⟨
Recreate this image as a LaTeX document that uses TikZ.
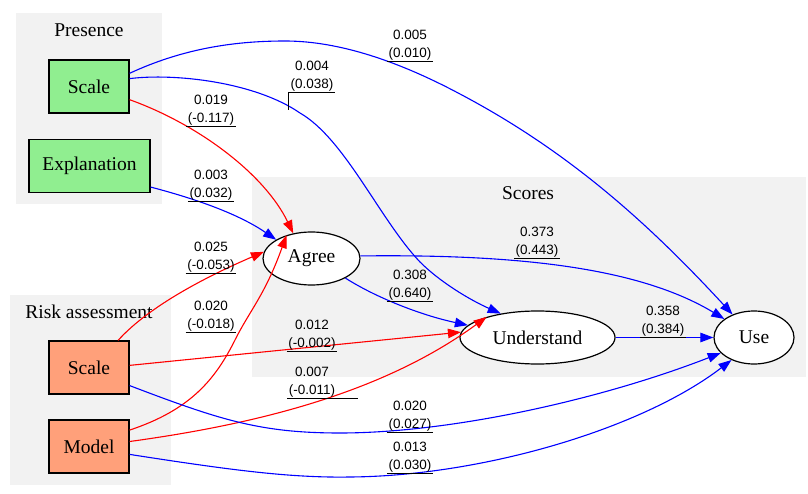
\documentclass[tikz,border=0pt]{standalone}
\usepackage{fontspec}
\setmainfont{Liberation Serif}
\newfontfamily\lblfont{Liberation Sans}
\usetikzlibrary{arrows.meta,shapes.geometric}
\definecolor{clbg}{RGB}{242,242,242}
\definecolor{lgreen}{HTML}{90EE90}
\definecolor{lsalmon}{HTML}{FFA07A}
\begin{document}
\begin{tikzpicture}[x=1pt,y=-1pt,
  nfont/.style={font=\fontsize{19.5}{22}\selectfont},
  box/.style={draw,line width=1.2pt,minimum width=80pt,minimum height=53pt,inner sep=0pt,nfont},
  ell/.style={draw,ellipse,fill=white,line width=1.2pt,inner sep=0pt,minimum height=53pt,nfont},
  cltitle/.style={nfont,inner sep=0pt},
  lbl/.style={font=\lblfont\fontsize{13.5}{18}\selectfont,align=center,inner xsep=1.5pt,inner ysep=1pt,anchor=south},
  ul/.style={draw=black,line width=0.9pt},
  edge/.style={line width=1.1pt,-{Triangle[length=13pt,width=9.5pt]}},
  be/.style={edge,draw=blue},
  re/.style={edge,draw=red}
]
\useasboundingbox (0,0) rectangle (808,494);
% clusters
\fill[clbg] (16,13) rectangle (162,204);
\fill[clbg] (10,295) rectangle (171,485);
\fill[clbg] (252,177) rectangle (806,377);
\node[cltitle] (tpres) at (89,30) {Presence};
\node[cltitle] (trisk) at (89,312) {Risk assessment};
\node[cltitle] (tscore) at (528,193) {Scores};
% nodes
\node[box,fill=lgreen] (ps) at (89,86.5) {Scale};
\node[box,fill=lgreen,minimum width=121pt] (ex) at (89.5,166) {Explanation};
\node[box,fill=lsalmon] (rs) at (89,367.5) {Scale};
\node[box,fill=lsalmon] (mo) at (89,446.5) {Model};
\node[ell,minimum width=97pt] (ag) at (311.5,258.5) {Agree};
\node[ell,minimum width=155pt] (un) at (537.5,337.5) {Understand};
\node[ell,minimum width=80pt] (us) at (754,337.5) {Use};
% edges
\draw[be] (ps.18) .. controls (180,50) and (230,41) .. (285,41)
              .. controls (340,41) and (400,62) .. (460,94)
              .. controls (570,152) and (650,225) .. (us.133);
\draw[be] (ps.11) .. controls (175,73) and (255,82) .. (300,113)
              .. controls (345,139) and (380,220) .. (420,262)
              .. controls (440,282) and (470,300) .. (un.147);
\draw[re] (ps.-18) .. controls (200,125) and (265,175) .. (ag.126);
\draw[be] (ex.-19) .. controls (200,200) and (240,215) .. (ag.152);
\draw[re] (rs.43) .. controls (150,305) and (210,275) .. (ag.172);
\draw[re] (mo.22) .. controls (190,410) and (215,380) .. (235,340)
              .. controls (250,310) and (265,295) .. (ag.137);
\draw[re] (rs.3) -- (un.176);
\draw[re] (mo.7) .. controls (250,425) and (380,395) .. (un.158);
\draw[be] (rs.-24) .. controls (220,420) and (260,433) .. (340,433)
              .. controls (450,433) and (600,400) .. (us.205);
\draw[be] (mo.-11) .. controls (230,470) and (290,478) .. (350,477)
              .. controls (480,476) and (640,430) .. (us.225);
\draw[be] (ag.3) .. controls (520,254) and (640,268) .. (us.148);
\draw[be] (ag.-30) .. controls (375,297) and (420,315) .. (un.170);
\draw[be] (un.east) -- (us.west);
% labels
\node[lbl] (l1) at (410,61) {0.005\\(0.010)};
\node[lbl] (l2) at (312,92) {0.004\\(0.038)};
\node[lbl] (l3) at (211,126) {0.019\\(-0.117)};
\node[lbl] (l4) at (211,201) {0.003\\(0.032)};
\node[lbl] (l5) at (211,273) {0.025\\(-0.053)};
\node[lbl] (l6) at (211,332) {0.020\\(-0.018)};
\node[lbl] (l7) at (312,351) {0.012\\(-0.002)};
\node[lbl] (l8) at (312,398) {0.007\\(-0.011)};
\node[lbl] (l9) at (410,432) {0.020\\(0.027)};
\node[lbl] (l10) at (410,473) {0.013\\(0.030)};
\node[lbl] (l11) at (537,258) {0.373\\(0.443)};
\node[lbl] (l12) at (410,301) {0.308\\(0.640)};
\node[lbl] (l13) at (663,337) {0.358\\(0.384)};
\foreach \l in {l1,l2,l3,l4,l5,l6,l7,l8,l9,l10,l11,l12,l13}
  \draw[ul] (\l.south west) -- (\l.south east);
\coordinate (t2) at (l2.south west |- 0,110);
\draw[ul] (l2.south west) -- (t2);
\coordinate (t8) at (358,398);
\draw[ul] (l8.south east) -- (t8);
\end{tikzpicture}
\end{document}
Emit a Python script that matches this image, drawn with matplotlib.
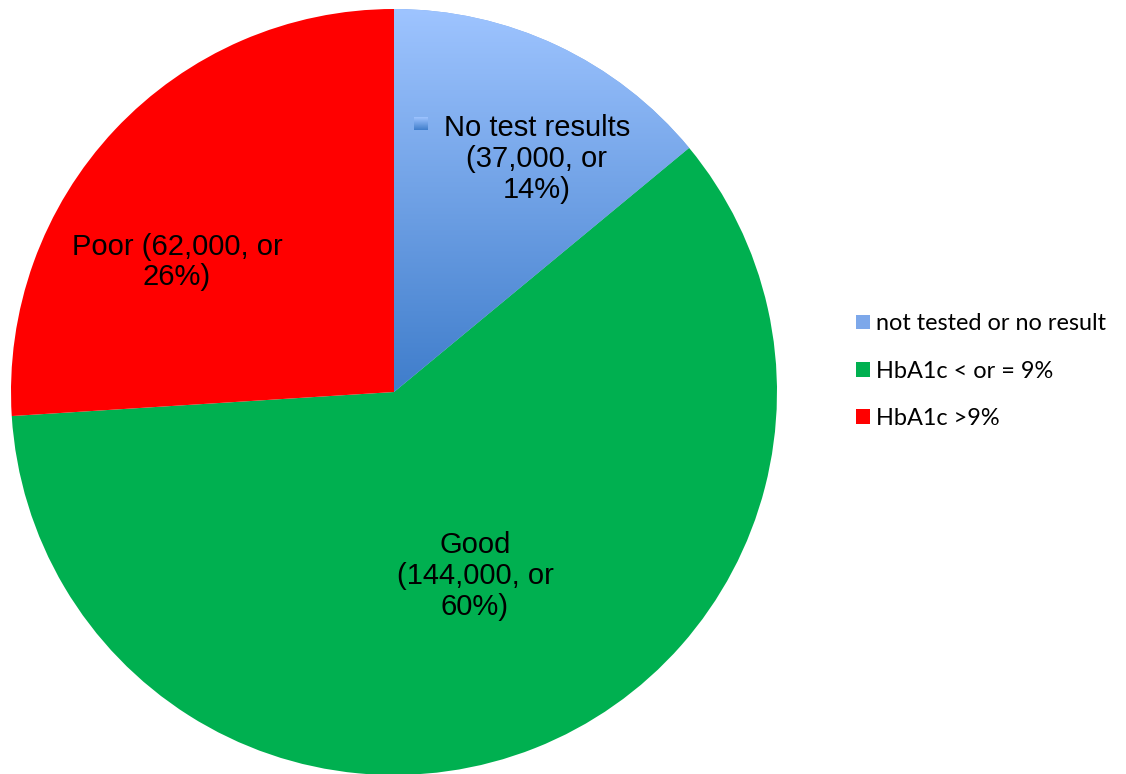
⟩
• _What you will do_:
Your task is to copy the entries in full and exactly, without any images.

• _The response_:
Recreate this image as a LaTeX document that uses TikZ.
\documentclass[tikz,border=0pt]{standalone}
\usepackage{fontspec}
\setmainfont{Liberation Serif}
\newfontfamily\lblfont{Liberation Sans}
\usetikzlibrary{arrows.meta,shapes.geometric}
\definecolor{clbg}{RGB}{242,242,242}
\definecolor{lgreen}{HTML}{90EE90}
\definecolor{lsalmon}{HTML}{FFA07A}
\begin{document}
\begin{tikzpicture}[x=1pt,y=-1pt,
  nfont/.style={font=\fontsize{19.5}{22}\selectfont},
  box/.style={draw,line width=1.2pt,minimum width=80pt,minimum height=53pt,inner sep=0pt,nfont},
  ell/.style={draw,ellipse,fill=white,line width=1.2pt,inner sep=0pt,minimum height=53pt,nfont},
  cltitle/.style={nfont,inner sep=0pt},
  lbl/.style={font=\lblfont\fontsize{13.5}{18}\selectfont,align=center,inner xsep=1.5pt,inner ysep=1pt,anchor=south},
  ul/.style={draw=black,line width=0.9pt},
  edge/.style={line width=1.1pt,-{Triangle[length=13pt,width=9.5pt]}},
  be/.style={edge,draw=blue},
  re/.style={edge,draw=red}
]
\useasboundingbox (0,0) rectangle (808,494);
% clusters
\fill[clbg] (16,13) rectangle (162,204);
\fill[clbg] (10,295) rectangle (171,485);
\fill[clbg] (252,177) rectangle (806,377);
\node[cltitle] (tpres) at (89,30) {Presence};
\node[cltitle] (trisk) at (89,312) {Risk assessment};
\node[cltitle] (tscore) at (528,193) {Scores};
% nodes
\node[box,fill=lgreen] (ps) at (89,86.5) {Scale};
\node[box,fill=lgreen,minimum width=121pt] (ex) at (89.5,166) {Explanation};
\node[box,fill=lsalmon] (rs) at (89,367.5) {Scale};
\node[box,fill=lsalmon] (mo) at (89,446.5) {Model};
\node[ell,minimum width=97pt] (ag) at (311.5,258.5) {Agree};
\node[ell,minimum width=155pt] (un) at (537.5,337.5) {Understand};
\node[ell,minimum width=80pt] (us) at (754,337.5) {Use};
% edges
\draw[be] (ps.18) .. controls (180,50) and (230,41) .. (285,41)
              .. controls (340,41) and (400,62) .. (460,94)
              .. controls (570,152) and (650,225) .. (us.133);
\draw[be] (ps.11) .. controls (175,73) and (255,82) .. (300,113)
              .. controls (345,139) and (380,220) .. (420,262)
              .. controls (440,282) and (470,300) .. (un.147);
\draw[re] (ps.-18) .. controls (200,125) and (265,175) .. (ag.126);
\draw[be] (ex.-19) .. controls (200,200) and (240,215) .. (ag.152);
\draw[re] (rs.43) .. controls (150,305) and (210,275) .. (ag.172);
\draw[re] (mo.22) .. controls (190,410) and (215,380) .. (235,340)
              .. controls (250,310) and (265,295) .. (ag.137);
\draw[re] (rs.3) -- (un.176);
\draw[re] (mo.7) .. controls (250,425) and (380,395) .. (un.158);
\draw[be] (rs.-24) .. controls (220,420) and (260,433) .. (340,433)
              .. controls (450,433) and (600,400) .. (us.205);
\draw[be] (mo.-11) .. controls (230,470) and (290,478) .. (350,477)
              .. controls (480,476) and (640,430) .. (us.225);
\draw[be] (ag.3) .. controls (520,254) and (640,268) .. (us.148);
\draw[be] (ag.-30) .. controls (375,297) and (420,315) .. (un.170);
\draw[be] (un.east) -- (us.west);
% labels
\node[lbl] (l1) at (410,61) {0.005\\(0.010)};
\node[lbl] (l2) at (312,92) {0.004\\(0.038)};
\node[lbl] (l3) at (211,126) {0.019\\(-0.117)};
\node[lbl] (l4) at (211,201) {0.003\\(0.032)};
\node[lbl] (l5) at (211,273) {0.025\\(-0.053)};
\node[lbl] (l6) at (211,332) {0.020\\(-0.018)};
\node[lbl] (l7) at (312,351) {0.012\\(-0.002)};
\node[lbl] (l8) at (312,398) {0.007\\(-0.011)};
\node[lbl] (l9) at (410,432) {0.020\\(0.027)};
\node[lbl] (l10) at (410,473) {0.013\\(0.030)};
\node[lbl] (l11) at (537,258) {0.373\\(0.443)};
\node[lbl] (l12) at (410,301) {0.308\\(0.640)};
\node[lbl] (l13) at (663,337) {0.358\\(0.384)};
\foreach \l in {l1,l2,l3,l4,l5,l6,l7,l8,l9,l10,l11,l12,l13}
  \draw[ul] (\l.south west) -- (\l.south east);
\coordinate (t2) at (l2.south west |- 0,110);
\draw[ul] (l2.south west) -- (t2);
\coordinate (t8) at (358,398);
\draw[ul] (l8.south east) -- (t8);
\end{tikzpicture}
\end{document}
Emit a Python script that matches this image, drawn with matplotlib.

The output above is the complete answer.